Homebuilders should look to the capital markets first, rather than to the government, especially when their financial situation is serious but not critical. The stocks of potential beneficiaries of the expanded carrybacks—big homebuilders like Lennar, Pulte and KB Home—have plummeted. But they're nowhere near bankrupt. KB Home is losing money, but it still has a market value of more than $2 billion. And it's still paying a decent dividend.
Finally, in many instances, the largest shareholders—and hence the biggest beneficiaries—are the managers who made the decisions that caused the losses. Toll Brothers, which is now racking up losses after years of profits, is valued at close to $4 billion.
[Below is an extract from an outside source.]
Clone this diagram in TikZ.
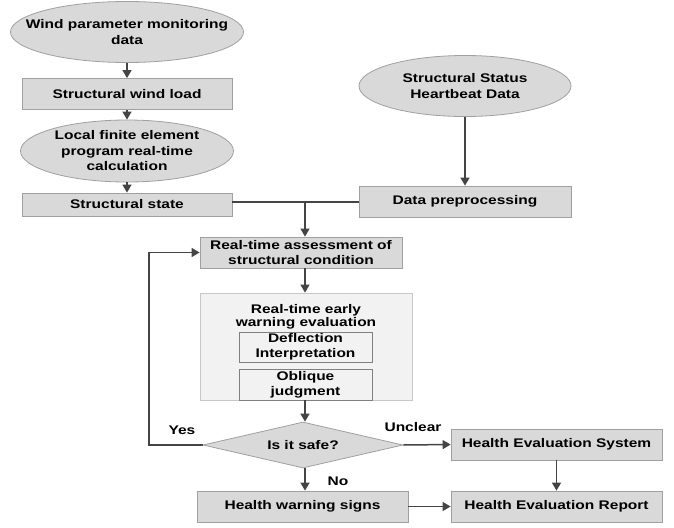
\documentclass[tikz,border=0pt]{standalone}
\usepackage{fontspec}
\setmainfont{Liberation Sans}[FakeStretch=1.24]
\usepackage{tikz}
\usetikzlibrary{calc,positioning,arrows.meta,shapes.geometric}
\definecolor{boxfill}{HTML}{D9D9D9}
\definecolor{boxline}{HTML}{A0A0A0}
\definecolor{panelfill}{HTML}{F2F2F2}
\definecolor{panelline}{HTML}{C8C8C8}
\definecolor{arrowcol}{HTML}{444444}
\tikzset{
  base/.style={font=\fontsize{12.5}{15.5}\selectfont\bfseries, align=center, inner sep=0pt},
  procbox/.style={base, rectangle, draw=boxline, fill=boxfill, line width=0.8pt},
  dataell/.style={base, ellipse, draw=boxline, fill=boxfill, line width=0.8pt, inner xsep=-30pt, inner ysep=-10pt},
  decide/.style={base, diamond, draw=boxline, fill=boxfill, line width=0.8pt},
  panel/.style={rectangle, draw=panelline, fill=panelfill, line width=0.8pt},
  subbox/.style={base, rectangle, draw=boxline!80!black, fill=panelfill, line width=0.7pt},
  flow/.style={draw=arrowcol, line width=1.5pt, -{Triangle[length=8pt,width=9pt]}},
  link/.style={draw=arrowcol, line width=1.5pt},
  lbl/.style={font=\fontsize{12.5}{15}\selectfont\bfseries, inner sep=0pt}
}
\begin{document}
\begin{tikzpicture}[x=1pt,y=-1pt]
  \useasboundingbox (0,0) rectangle (674,527);
  % left column
  \node[dataell, minimum width=233, minimum height=61] (wind) at (127,32) {Wind parameter monitoring\\data};
  \node[procbox, minimum width=210, minimum height=31] (load) at (127,94) {Structural wind load};
  \node[dataell, minimum width=213, minimum height=62] (fem) at (127,151) {Local finite element\\program real-time\\calculation};
  \node[procbox, minimum width=210, minimum height=23] (state) at (127,204.5) {Structural state};
  % right column
  \node[dataell, minimum width=212, minimum height=61] (heart) at (465,86) {Structural Status\\Heartbeat Data};
  \node[procbox, minimum width=212, minimum height=31] (prep) at (465,201.5) {Data preprocessing};
  % assessment
  \node[procbox, minimum width=202, minimum height=31] (assess) at (301,252.5) {Real-time assessment of\\structural condition};
  \node[panel, minimum width=212, minimum height=107] (warn) at (306,346.5) {};
  \node[base, font=\fontsize{12.5}{13}\selectfont\bfseries] (warntitle) at (306,317) {Real-time early\\warning evaluation};
  \node[subbox, minimum width=133, minimum height=30, font=\fontsize{12.5}{15}\selectfont\bfseries] (defl) at (305.5,347) {Deflection\\Interpretation};
  \node[subbox, minimum width=133, minimum height=31, font=\fontsize{12.5}{15}\selectfont\bfseries] (obl) at (305.5,384.5) {Oblique\\judgment};
  \node[decide, minimum width=200, minimum height=46, aspect=4.3] (safe) at (303,445) {Is it safe?};
  \node[procbox, minimum width=211, minimum height=31] (hes) at (556.5,444.5) {Health Evaluation System};
  \node[procbox, minimum width=211, minimum height=31] (hws) at (302.5,506.5) {Health warning signs};
  \node[procbox, minimum width=211, minimum height=31] (her) at (556.5,506.5) {Health Evaluation Report};
  % labels
  \node[lbl] (yes) at (182,430) {Yes};
  \node[lbl] (unclear) at (413,427) {Unclear};
  \node[lbl] (no) at (338,481) {No};
  % connectors
  \draw[flow] (wind) -- (load);
  \draw[flow] (load) -- (fem);
  \draw[flow] (fem) -- (state);
  \draw[flow] (heart) -- (heart |- prep.north);
  \coordinate (join) at (305,202);
  \draw[link] (state.east |- join) -- (join) -- (prep.west |- join);
  \draw[flow] (join) -- (join |- assess.north);
  \draw[flow] (assess.south -| join) -- (warn.north -| join);
  \draw[flow] (warn.south -| join) -- (safe.north -| join);
  \coordinate (loop) at (149,445);
  \draw[flow] (safe.west) -- (loop) -- (loop |- assess.west) -- (assess.west);
  \draw[flow] (safe.east) -- (hes.west);
  \draw[flow] (safe.south -| join) -- (hws.north -| join);
  \draw[flow] (hes) -- (her);
  \draw[flow] (hws) -- (her);
\end{tikzpicture}
\end{document}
Founder Robert Toll has 17.5 million shares of Toll, worth about $440 million at current prices, which works out to about 11 percent of the company. At Hovnanian (first-quarter loss $131 million), members of the Hovnanian family own at least 15 percent of the outstanding stock, according to Yahoo Finance. These companies—and their extraordinarily wealthy managers—still possess the financial heft to finance the recoveries from their self-inflicted wounds.
The proposal to give new tax breaks to homebuilders and banks is yet another example of the pernicious trend of privatizing profit and socializing losses, which is gnawing away at faith in the system. Dilute the shareholders, not the taxpayers.